Elon Musk claims farming and other activities on Earth’s surface have “no meaningful impact on climate change.” This is misleading; while burning fossil fuels is the primary driver of global warming, scientists say food production still accounts for up to a third of carbon emissions worldwide.
What happens on Earth’s surface (eg farming) has no meaningful impact on climate change,” the owner of Tesla, Twitter and SpaceX said in a June 25, 2023 tweet with more than 6,000 shares.
“Overwhelmingly, the risk of climate change is due to moving billions of tons of carbon from deep underground into the atmosphere. Over time, if we keep doing this, the chemical makeup of our atmosphere will change enough to induce meaningful climate change.”
Musk has tweeted in support of farmers several times in recent months.
His messages include references to protests by Dutch farmers against the ruling coalition’s plans to cut nitrogen emissions by slashing livestock numbers and possibly closing farms. The demonstrations have become a common talking point in US conservative media, with some commentators claiming the policy is part of a globalist plot.
“I’m super pro climate, but we definitely don’t need to put farmers out of work to solve climate change,” Musk tweeted March 4.
While it is true that most human-caused emissions come from burning fossil fuels, experts say Musk’s tweet is misleading.
Climate scientist Michael Mann, a professor at the University of Pennsylvania, gave the post a “C-/D+” grade in a reply on Twitter.
Robert Rohde, a lead scientist at the nonprofit research center Berkeley Earth, also responded to Musk’s claim: “Global warming emissions are a diverse problem driven by all sectors of human activity, and are already changing our climate.”
Measuring farming impact
Scientists agree that farming, food production and other land-based activities have a considerable effect on greenhouse gas emissions — though estimates vary depending on whether they include factors such as food waste, non-farming related deforestation and non-food agricultural products, such as cotton.
One study from researchers at the European Commission and the UN Food and Agriculture Organization (archived here) found food system pollution represents 34 percent of total greenhouse gas emissions.
In its 2023 report (archived here), the Intergovernmental Panel on Climate Change (IPCC) said 22 percent of emissions in 2019 came from “agriculture, forestry and other land uses.”
Our World in Data, a British nonprofit research group, estimates “around 25 percent to 30 percent of global emissions come from our food systems, and this rises to around one-third when we include all agricultural products” (archived here).
“That is tremendous,” said Edward Davey, partnerships director at the Food and Land Use Coalition, a global advocacy group. “Farming does have a meaningful impact on climate change.”
The IPCC noted in another report (archived here) that managed or natural land also serves as a “carbon sink,” absorbing around one-third of anthropogenic carbon dioxide (CO2) emissions. However, the panel warned this effect is weakening.
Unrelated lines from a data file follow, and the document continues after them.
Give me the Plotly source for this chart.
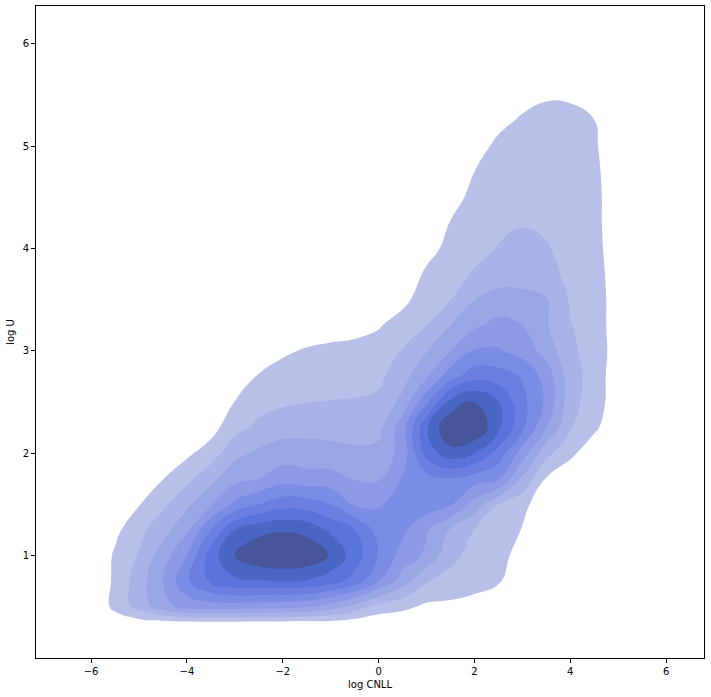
import plotly.graph_objects as go

# grid of the density surface (level units, 1..9 are the contour levels)
x_grid = [-6.5, -6.0, -5.5, -5.0, -4.5, -4.0, -3.5, -3.0, -2.5, -2.0, -1.5, -1.0, -0.5,
          0.0, 0.5, 1.0, 1.5, 2.0, 2.5, 3.0, 3.5, 4.0, 4.5, 5.0, 5.5, 6.0]
y_grid = [0.0, 0.25, 0.5, 0.75, 1.0, 1.25, 1.5, 1.75, 2.0, 2.25, 2.5, 2.75, 3.0,
          3.25, 3.5, 3.75, 4.0, 4.25, 4.5, 4.75, 5.0, 5.25, 5.5, 5.75]

d_000 = [0, 0, 0, 0, 0, 0, 0, 0, 0, 0, 0, 0, 0, 0, 0, 0, 0, 0, 0, 0, 0, 0, 0, 0, 0, 0]
d_025 = [0, 0, -0.3, -0.5, -1.2, -1.5, -1.5, -1.5, -1.5, -1.5, -1.5, -1.0, -0.8, -0.5, -0.3, 0, 0, 0, 0, 0, 0, 0, 0, 0, 0, 0]
d_050 = [0, 0, 1.3, 2.4, 3.6, 4.4, 4.5, 4.5, 4.4, 4.3, 4.1, 3.5, 2.6, 1.6, 1.25, 0.8, 0.75, 0.6, 0.2, 0, 0, 0, 0, 0, 0, 0]
d_075 = [0, 0, 1.2, 2.5, 4.05, 5.8, 7.2, 7.8, 7.9, 8.0, 7.9, 7.4, 6.6, 5.0, 3.5, 2.05, 1.7, 1.4, 1.1, 0.3, 0, 0, 0, 0, 0, 0]
d_100 = [0, 0, 1.15, 2.1, 3.5, 5.0, 7.5, 9.0, 9.8, 10.0, 9.8, 8.9, 7.5, 5.9, 4.6, 3.8, 2.25, 1.7, 1.35, 0.6, 0, 0, 0, 0, 0, 0]
d_125 = [0, 0, 0.75, 1.7, 2.6, 3.8, 6.0, 8.0, 8.7, 8.9, 8.7, 7.8, 7.0, 5.6, 5.2, 4.1, 2.9, 1.95, 1.5, 0.95, 0.2, 0, 0, 0, 0, 0]
d_150 = [0, 0, 0.2, 0.95, 1.8, 2.8, 3.9, 5.3, 6.0, 6.6, 6.5, 6.0, 4.9, 4.9, 5.4, 5.6, 5.1, 3.6, 2.0, 1.3, 0.3, 0, 0, 0, 0, 0]
d_175 = [0, 0, 0, 0.3, 0.98, 1.75, 2.7, 3.7, 4.0, 4.6, 4.4, 4.4, 3.95, 3.9, 5.1, 5.6, 5.9, 5.5, 5.1, 2.8, 0.9, 0.2, 0, 0, 0, 0]
d_200 = [0, 0, 0, 0, 0.3, 0.8, 1.5, 2.7, 3.2, 3.5, 3.4, 3.3, 3.2, 3.3, 4.4, 7.4, 8.6, 8.0, 6.6, 4.5, 2.3, 1.25, 0.3, 0, 0, 0]
d_225 = [0, 0, 0, 0, 0, 0.1, 0.6, 1.7, 2.2, 2.6, 2.7, 2.7, 2.6, 2.7, 4.6, 7.9, 10.0, 10.0, 8.2, 6.2, 4.0, 2.1, 1.2, 0.2, 0, 0]
d_250 = [0, 0, 0, 0, 0, 0, 0, 1.03, 1.7, 1.85, 1.98, 2.03, 2.05, 2.2, 3.3, 5.8, 8.3, 9.1, 8.0, 6.3, 4.8, 2.35, 1.5, 0.4, 0, 0]
d_275 = [0, 0, 0, 0, 0, 0, 0, 0.3, 1.1, 1.4, 1.6, 1.7, 1.75, 1.8, 2.6, 3.9, 5.6, 6.6, 6.5, 5.9, 4.6, 2.45, 1.55, 0.4, 0, 0]
d_300 = [0, 0, 0, 0, 0, 0, 0, 0, 0.3, 0.85, 1.1, 1.25, 1.35, 1.5, 2.05, 2.95, 4.0, 5.1, 5.1, 4.6, 3.6, 2.2, 1.6, 0.5, 0, 0]
d_325 = [0, 0, 0, 0, 0, 0, 0, 0, 0, 0.2, 0.4, 0.5, 0.6, 0.9, 1.5, 2.0, 3.0, 3.8, 4.3, 4.0, 3.1, 2.05, 1.5, 0.5, 0, 0]
d_350 = [0, 0, 0, 0, 0, 0, 0, 0, 0, 0, 0, 0, 0, 0.1, 0.7, 1.6, 2.0, 3.0, 3.4, 3.3, 3.05, 1.9, 1.5, 0.5, 0, 0]
d_375 = [0, 0, 0, 0, 0, 0, 0, 0, 0, 0, 0, 0, 0, 0, 0.4, 1.15, 1.6, 2.1, 2.5, 2.6, 2.35, 1.75, 1.4, 0.5, 0, 0]
d_400 = [0, 0, 0, 0, 0, 0, 0, 0, 0, 0, 0, 0, 0, 0, 0, 0.7, 1.25, 1.7, 2.05, 2.25, 2.1, 1.6, 1.35, 0.4, 0, 0]
d_425 = [0, 0, 0, 0, 0, 0, 0, 0, 0, 0, 0, 0, 0, 0, 0, 0.2, 1.05, 1.5, 1.8, 1.95, 1.8, 1.5, 1.3, 0.35, 0, 0]
d_450 = [0, 0, 0, 0, 0, 0, 0, 0, 0, 0, 0, 0, 0, 0, 0, 0, 0.6, 1.3, 1.55, 1.65, 1.6, 1.45, 1.3, 0.35, 0, 0]
d_475 = [0, 0, 0, 0, 0, 0, 0, 0, 0, 0, 0, 0, 0, 0, 0, 0, 0.2, 1.0, 1.4, 1.5, 1.5, 1.4, 1.25, 0.3, 0, 0]
d_500 = [0, 0, 0, 0, 0, 0, 0, 0, 0, 0, 0, 0, 0, 0, 0, 0, 0, 0.55, 1.25, 1.4, 1.45, 1.35, 1.15, 0.2, 0, 0]
d_525 = [0, 0, 0, 0, 0, 0, 0, 0, 0, 0, 0, 0, 0, 0, 0, 0, 0, 0, 0.7, 1.15, 1.3, 1.25, 1.02, 0, 0, 0]
d_550 = [0, 0, 0, 0, 0, 0, 0, 0, 0, 0, 0, 0, 0, 0, 0, 0, 0, 0, 0, 0.6, 0.9, 0.88, 0.4, 0, 0, 0]
d_575 = [0, 0, 0, 0, 0, 0, 0, 0, 0, 0, 0, 0, 0, 0, 0, 0, 0, 0, 0, 0, 0, 0, 0, 0, 0, 0]

density = [d_000, d_025, d_050, d_075, d_100, d_125, d_150, d_175, d_200, d_225, d_250, d_275,
           d_300, d_325, d_350, d_375, d_400, d_425, d_450, d_475, d_500, d_525, d_550, d_575]

# fill colours, light -> dark
band_colors = ["#b8c0ea", "#aab3e8", "#9ba6e7", "#8c99e6", "#7b8ce4",
               "#6a7fe1", "#5873dc", "#4966c4", "#47569a"]

x_ticks = [-6, -4, -2, 0, 2, 4, 6]
y_ticks = [1, 2, 3, 4, 5, 6]

# below the first level stays white, each band gets its own colour
n = len(band_colors)
colorscale = [[0.0, "#ffffff"]] + [[(i + 1) / n, c] for i, c in enumerate(band_colors)]

fig = go.Figure()
fig.add_trace(go.Contour(
    x=x_grid, y=y_grid, z=density,
    autocontour=False,
    contours=dict(start=1, end=9, size=1, coloring="fill", showlines=False),
    colorscale=colorscale,
    line=dict(width=0, smoothing=1.3),
    showscale=False,
    hoverinfo="skip",
))

axis_style = dict(
    showgrid=False, zeroline=False, automargin=False,
    showline=True, linecolor="black", linewidth=1, mirror=True,
    ticks="outside", ticklen=4, tickwidth=1, tickcolor="black",
    tickfont=dict(size=10, color="black"),
)

fig.update_xaxes(range=[-7.15, 6.79], tickvals=x_ticks,
                 title=dict(text="log CNLL", font=dict(size=10, color="black"), standoff=4),
                 **axis_style)
fig.update_yaxes(range=[0, 6.37], tickvals=y_ticks,
                 title=dict(text="log U", font=dict(size=10, color="black"), standoff=6),
                 **axis_style)

fig.update_layout(
    width=711, height=697,
    margin=dict(l=36, r=7, t=6, b=39),
    paper_bgcolor="white", plot_bgcolor="white",
    font=dict(family="DejaVu Sans", size=10, color="black"),
    showlegend=False,
)

# the page body has a default 8px margin, drop it so the figure sits at the window corner
fig.write_html("out.html", config={"displayModeBar": False},
               post_script="document.body.style.margin='0';")
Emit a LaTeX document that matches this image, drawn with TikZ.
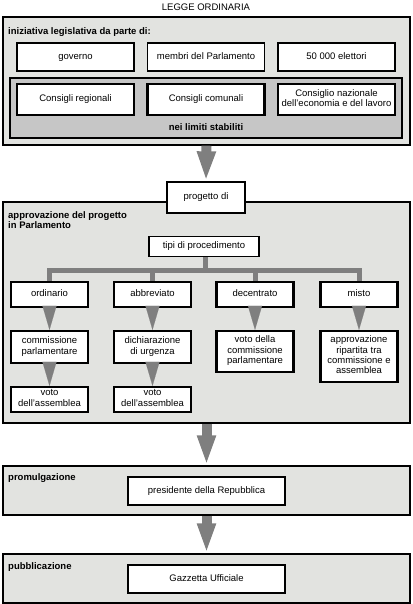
\documentclass[tikz,border=0pt]{standalone}
\usepackage{fontspec}
\setmainfont{Liberation Sans}
\usetikzlibrary{arrows.meta}
\definecolor{panelgray}{HTML}{E2E3E0}
\definecolor{innergray}{HTML}{C6C6C6}
\definecolor{arrowgray}{HTML}{7F7F7F}
\tikzset{
  every node/.style={font=\fontsize{9.5}{10.4}\selectfont, inner sep=1pt},
  panel/.style={draw=black, line width=1.4, fill=panelgray, minimum width=407},
  whitebox/.style={draw=black, line width=1.3, fill=white, align=center, minimum width=117, minimum height=28,
    execute at begin node=\strut, execute at end node=\strut},
  thickbox/.style={whitebox, line width=2.4},
  stepbox/.style={whitebox, line width=2.2, minimum width=77, minimum height=25},
  header/.style={anchor=west, font=\fontsize{9.5}{10.4}\selectfont\bfseries, align=left},
  bigarrow/.style={arrowgray, line width=10pt, -{Triangle[width=17pt,length=30pt]}},
  smallarrow/.style={arrowgray, line width=0.1pt, -{Triangle[width=14pt,length=24pt]}},
  tree/.style={arrowgray, line width=5pt}
}
\begin{document}
\begin{tikzpicture}[x=1pt,y=-1pt]
\useasboundingbox (0,0) rectangle (412,604);
\node at (206,7) {LEGGE ORDINARIA};

% iniziativa
\node[panel, minimum height=128] (init) at (206.5,81) {};
\node[header] at (7,32) {iniziativa legislativa da parte di:};
\node[whitebox] (gov) at (75.5,57) {governo};
\node[whitebox] (memb) at (206,57) {membri del Parlamento};
\node[whitebox] (elet) at (336.5,57) {50 000 elettori};
\node[draw=black, line width=1.4, fill=innergray, minimum width=392, minimum height=60] (limiti) at (206,108) {};
\node[thickbox, minimum height=31] (reg) at (75.5,99.5) {Consigli regionali};
\node[thickbox, minimum height=31] (com) at (206,99.5) {Consigli comunali};
\node[thickbox, minimum height=31] (cnel) at (336.5,99.5) {Consiglio nazionale\\dell'economia e del lavoro};
\node[font=\fontsize{9.5}{10.4}\selectfont\bfseries] at (206,127) {nei limiti stabiliti};

% approvazione
\node[panel, minimum height=221] (appr) at (206.5,312.5) {};
\node[whitebox, minimum width=78, minimum height=31] (prog) at (206,197.5) {progetto di};
\draw[bigarrow] (init.south) -- (prog.north);
\node[header, anchor=north west] at (7,210) {approvazione del progetto\\in Parlamento};
\node[whitebox, minimum width=110, minimum height=20] (tipi) at (204,246.5) {tipi di procedimento};

\node[stepbox] (ord) at (49.5,294.5) {ordinario};
\node[stepbox] (abb) at (152.5,294.5) {abbreviato};
\node[stepbox] (dec) at (255,294.5) {decentrato};
\node[stepbox] (mis) at (359,294.5) {misto};

\coordinate (bar) at (205,270);
\draw[tree] (tipi.south -| bar) -- (bar);
\draw[tree, line join=miter] (ord.north) -- (ord.north |- bar) -- (mis.north |- bar) -- (mis.north);
\draw[tree] (abb.north) -- (abb.north |- bar);
\draw[tree] (dec.north) -- (dec.north |- bar);

\node[stepbox, minimum height=32] (commp) at (49.5,347) {commissione\\parlamentare};
\node[stepbox, minimum height=32] (urg) at (152.5,347) {dichiarazione\\di urgenza};
\node[stepbox, minimum height=41] (votoc) at (255,351.5) {voto della\\commissione\\parlamentare};
\node[stepbox, minimum height=51] (ripa) at (359,356.5) {approvazione\\ripartita tra\\commissione e\\assemblea};
\node[stepbox] (votoa) at (49.5,399.5) {voto\\dell'assemblea};
\node[stepbox] (votob) at (152.5,399.5) {voto\\dell'assemblea};

\draw[smallarrow] (ord.south) -- (commp.north);
\draw[smallarrow] (abb.south) -- (urg.north);
\draw[smallarrow] (dec.south) -- (votoc.north);
\draw[smallarrow] (mis.south) -- (ripa.north);
\draw[smallarrow] (commp.south) -- (votoa.north);
\draw[smallarrow] (urg.south) -- (votob.north);

% promulgazione
\node[panel, minimum height=49] (prom) at (206.5,490.5) {};
\node[header] at (7,478) {promulgazione};
\node[thickbox, minimum width=157] (pres) at (206.5,491) {presidente della Repubblica};
\draw[bigarrow] (appr.south) -- (prom.north);

% pubblicazione
\node[panel, minimum height=49] (pubb) at (206.5,578.5) {};
\node[header] at (7,567) {pubblicazione};
\node[thickbox, minimum width=157] (gazz) at (206.5,579) {Gazzetta Ufficiale};
\draw[bigarrow] (prom.south) -- (pubb.north);
\end{tikzpicture}
\end{document}
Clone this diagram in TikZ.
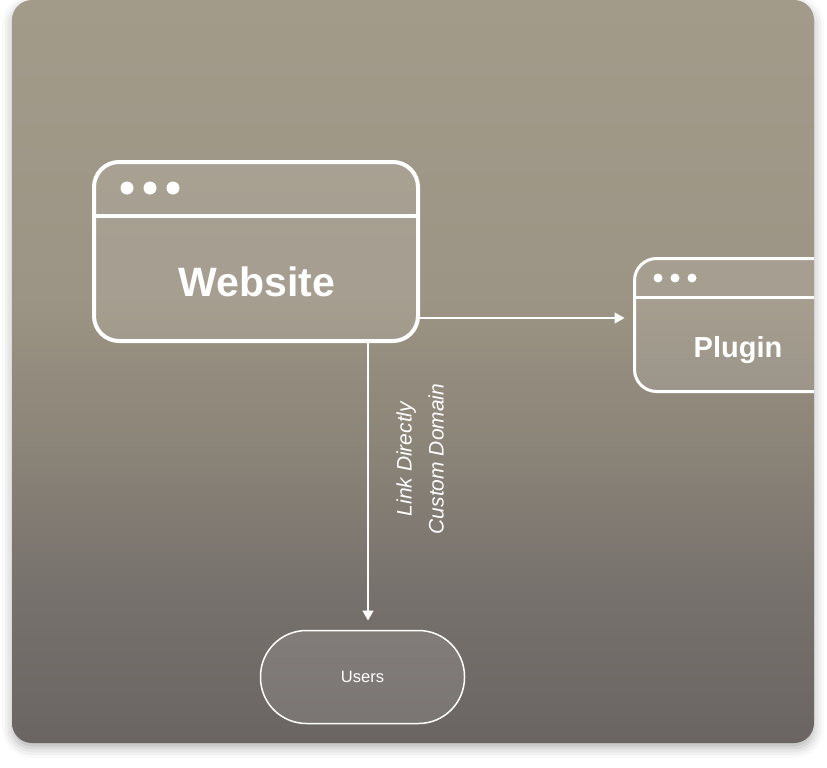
\documentclass[tikz,border=0pt]{standalone}
\usepackage{fontspec}
\setmainfont{Liberation Sans}
\usetikzlibrary{calc,arrows.meta,shadows.blur}
\definecolor{cardtop}{HTML}{A39B8A}
\definecolor{cardhigh}{HTML}{9C9484}
\definecolor{cardmid}{HTML}{8B8478}
\definecolor{cardlow}{HTML}{77716D}
\definecolor{cardbot}{HTML}{6A6563}
\pgfdeclareverticalshading{cardshade}{100bp}{color(0bp)=(cardbot); color(25bp)=(cardbot);
  color(35bp)=(cardlow); color(45bp)=(cardmid); color(55bp)=(cardhigh); color(75bp)=(cardtop); color(100bp)=(cardtop)}

\begin{document}
\begin{tikzpicture}[x=1pt,y=-1pt,
  window/.style={draw=white, fill=white, fill opacity=0.1, outer sep=0pt, rectangle},
  link/.style={draw=white, line width=1.5pt, -{Triangle[length=10pt,width=11pt]}, shorten >=10pt},
  title/.style={text=white, font=\bfseries, anchor=base}]
  \useasboundingbox (0,0) rectangle (827,768);
  % card
  \shade[shading=cardshade, rounded corners=20pt,
    blur shadow={shadow xshift=0pt, shadow yshift=-5pt, shadow blur radius=10pt, shadow opacity=30}]
    (12,0) rectangle (814,743);
  \begin{scope}
    \clip[rounded corners=20pt] (12,0) rectangle (814,743);
    % windows
    \node[window, line width=4pt, rounded corners=25pt, minimum width=324pt, minimum height=179pt] (website) at (256,251.5) {};
    \draw[white, line width=4pt] ($(website.north west)+(0,54)$) -- ($(website.north east)+(0,54)$);
    \foreach \i in {0,1,2}
      \fill[white] ($(website.north west)+(33+23*\i,26)$) circle (6.5);
    \node[title, font=\bfseries\fontsize{41}{48}\selectfont] (websitetext) at (257,296) {Website};

    \node[window, line width=3pt, rounded corners=22pt, minimum width=210pt, minimum height=133pt] (plugin) at (739.5,325) {};
    \draw[white, line width=3pt] ($(plugin.north west)+(0,38.5)$) -- ($(plugin.north east)+(0,38.5)$);
    \foreach \i in {0,1,2}
      \fill[white] ($(plugin.north west)+(23.5+17*\i,19.5)$) circle (4.5);
    \node[title, font=\bfseries\fontsize{29}{34}\selectfont] (plugintext) at (738,357) {Plugin};
  \end{scope}
  % users
  \node[window, line width=1.5pt, rounded corners=46pt, minimum width=204pt, minimum height=93pt,
    text=white, text opacity=1, font=\fontsize{16.5}{20}\selectfont] (users) at (362.5,677) {Users};
  % arrows
  \draw[link] (website.east |- 0,318) -- (plugin.west |- 0,318);
  \draw[link] (website.south -| 368,0) -- (users.north -| 368,0);
  \node[rotate=90, align=center, text=white, font=\itshape\fontsize{21}{32}\selectfont] (linklabel) at (420,459)
    {Link Directly\\Custom Domain};
\end{tikzpicture}
\end{document}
“We are currently, globally, emitting more such gases than the Earth can absorb,” Davey said.
Major emissions from farming (archived here) include CO2 released when forests are cut down or leftover crops are burned, methane from cattle digesting food and nitrous oxide from synthetic fertilizers.
A June 2023 analysis of satellite data from the World Resources Institute (WRI), a nonprofit research body, shows that in 2022 Earth lost an area of carbon-absorbing rainforest larger than Switzerland or the Netherlands (archived here). Most of it was destroyed to make way for cattle and commodity crops.
Tropical forests destroyed that year released 2.7 billion tonnes of CO2 into the atmosphere, according to the report.
The IPCC said reducing farming emissions is “essential” for limiting global warming to 1.5 degrees Celsius, a key target under the Paris Agreement.
“Keeping warming below 1.5C is impossible without changing food production and consumption,” said Richard Waite, a senior researcher specializing in land and food at the WRI, in a tweet commenting on Musk’s post.